Brett is once again teaming up with Belgian composer Fabrizio Cassol and Berlin-based Serbian conductor Premil Petrovic, to create a radical take on Verdi’s operatic masterpiece, OTELLO. This follows their critically acclaimed and highly successful adaptation of Verdi’s MACBETH. Joining them is award-winning South African choral arranger Bongani Magatyana. The intended premiere is in early 2025.
AN INTRODUCTION TO THE WORK BY BRETT:
A world on fire... Verdi’s dark masterpiece of control, deception and jealousy, entangled with the fracturing of our world – political, social, environmental – in the 21st century. An iconoclastic, fast-paced, apocalyptic adaptation, tightly focussed on the dynamics of agony, rage and cruelty that ricochet amongst the 3 main characters.
OTELLO unfolds against a wide backdrop on the frontlines of the climate crisis in the Global South, where threatened communities are pitted against rampant opportunism.
Desdemona – a far cry from Shakespeare's and Verdi’s submissive lover – is a fierce activist battling for the survival of her community. She regards the forest as her body.
Iago: a corrupted official and self-styled Übermensch, driven by profit and his will to power, and thrilling in the intricacies of crushing any vestige of the civil society that he despises.
Torn between them: Otello, commander of the Federal Police force taking on the invaders, and the hero of the day. Iago's insidious conspiracy finds fertile ground in the suppressed trauma of betrayal and violence from his youth as a slum gangster, propelling him to the catastrophic climax.
The tension in the work lies between two poles: the striving for social and environmental regeneration, embodied in the love between Otello and Desdemona. And the nihilistic destruction of what is precious, by self-interested men who prioritize their gratification. The conventional emphasis on Otello’s racial otherness is not relevant in my interpretation.
In tackling a classic text like this, I try to find an appropriate contemporary milieu in which the work can take root and grow in different directions, and to allow it to pull to the surface some of the tensions and complexities at work in that arena… to find connection points – through imagination and research – for exploration, confronting audiences with deeper societal, political and psychological dynamics at play.
This OTELLO aims a cold lens at misogyny, domestic violence, and the human and environmental costs of the ruthless exploitation of natural resources in the shadows of the headlines. It probes themes of (a)morality, entropy, resistance, trauma and healing.

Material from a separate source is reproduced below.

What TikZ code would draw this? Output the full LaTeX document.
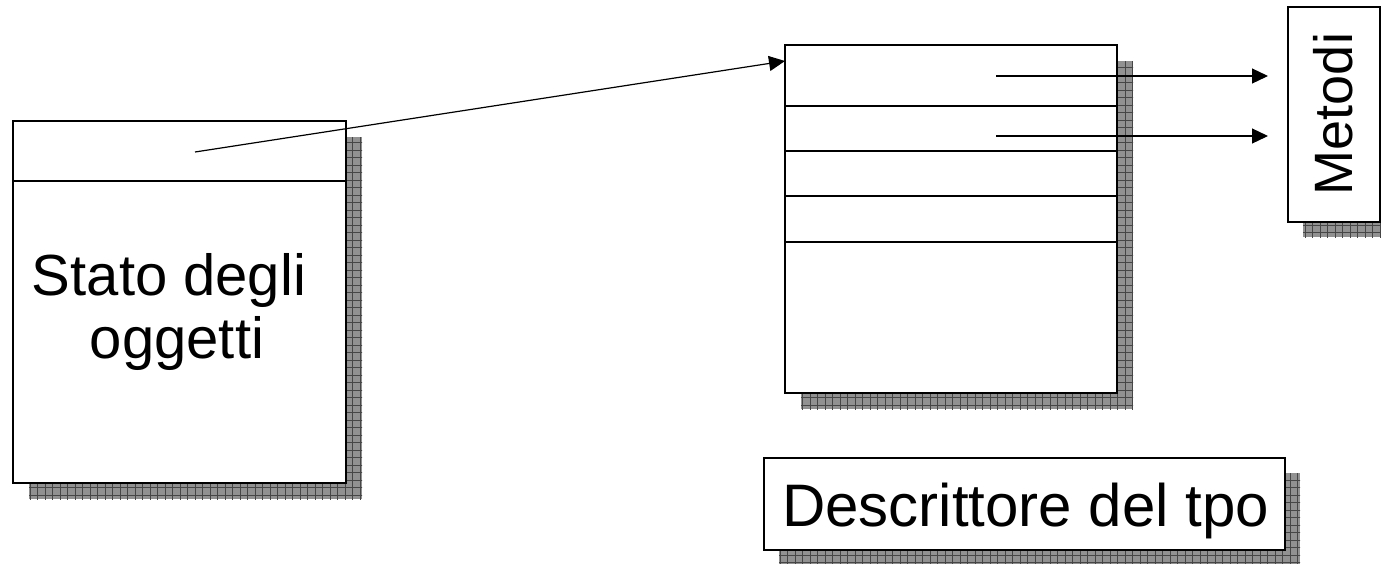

I have tightly edited the opera, and am rewriting the libretto in a sharp, contemporary vernacular for characters with complex personalities and motivations. The staging will be poetical and visually striking.
Influenced by his deep experience of World Music, Fabrizio is completely recomposing the score for an ensemble of 6 South African opera singers and 10 musicians, including electronics. A very slow and painstaking process, considering the vastly reduced company, and the need to create musical bridges where cuts have been made.
Premil, the artistic director of the No Borders Orchestra, will conduct.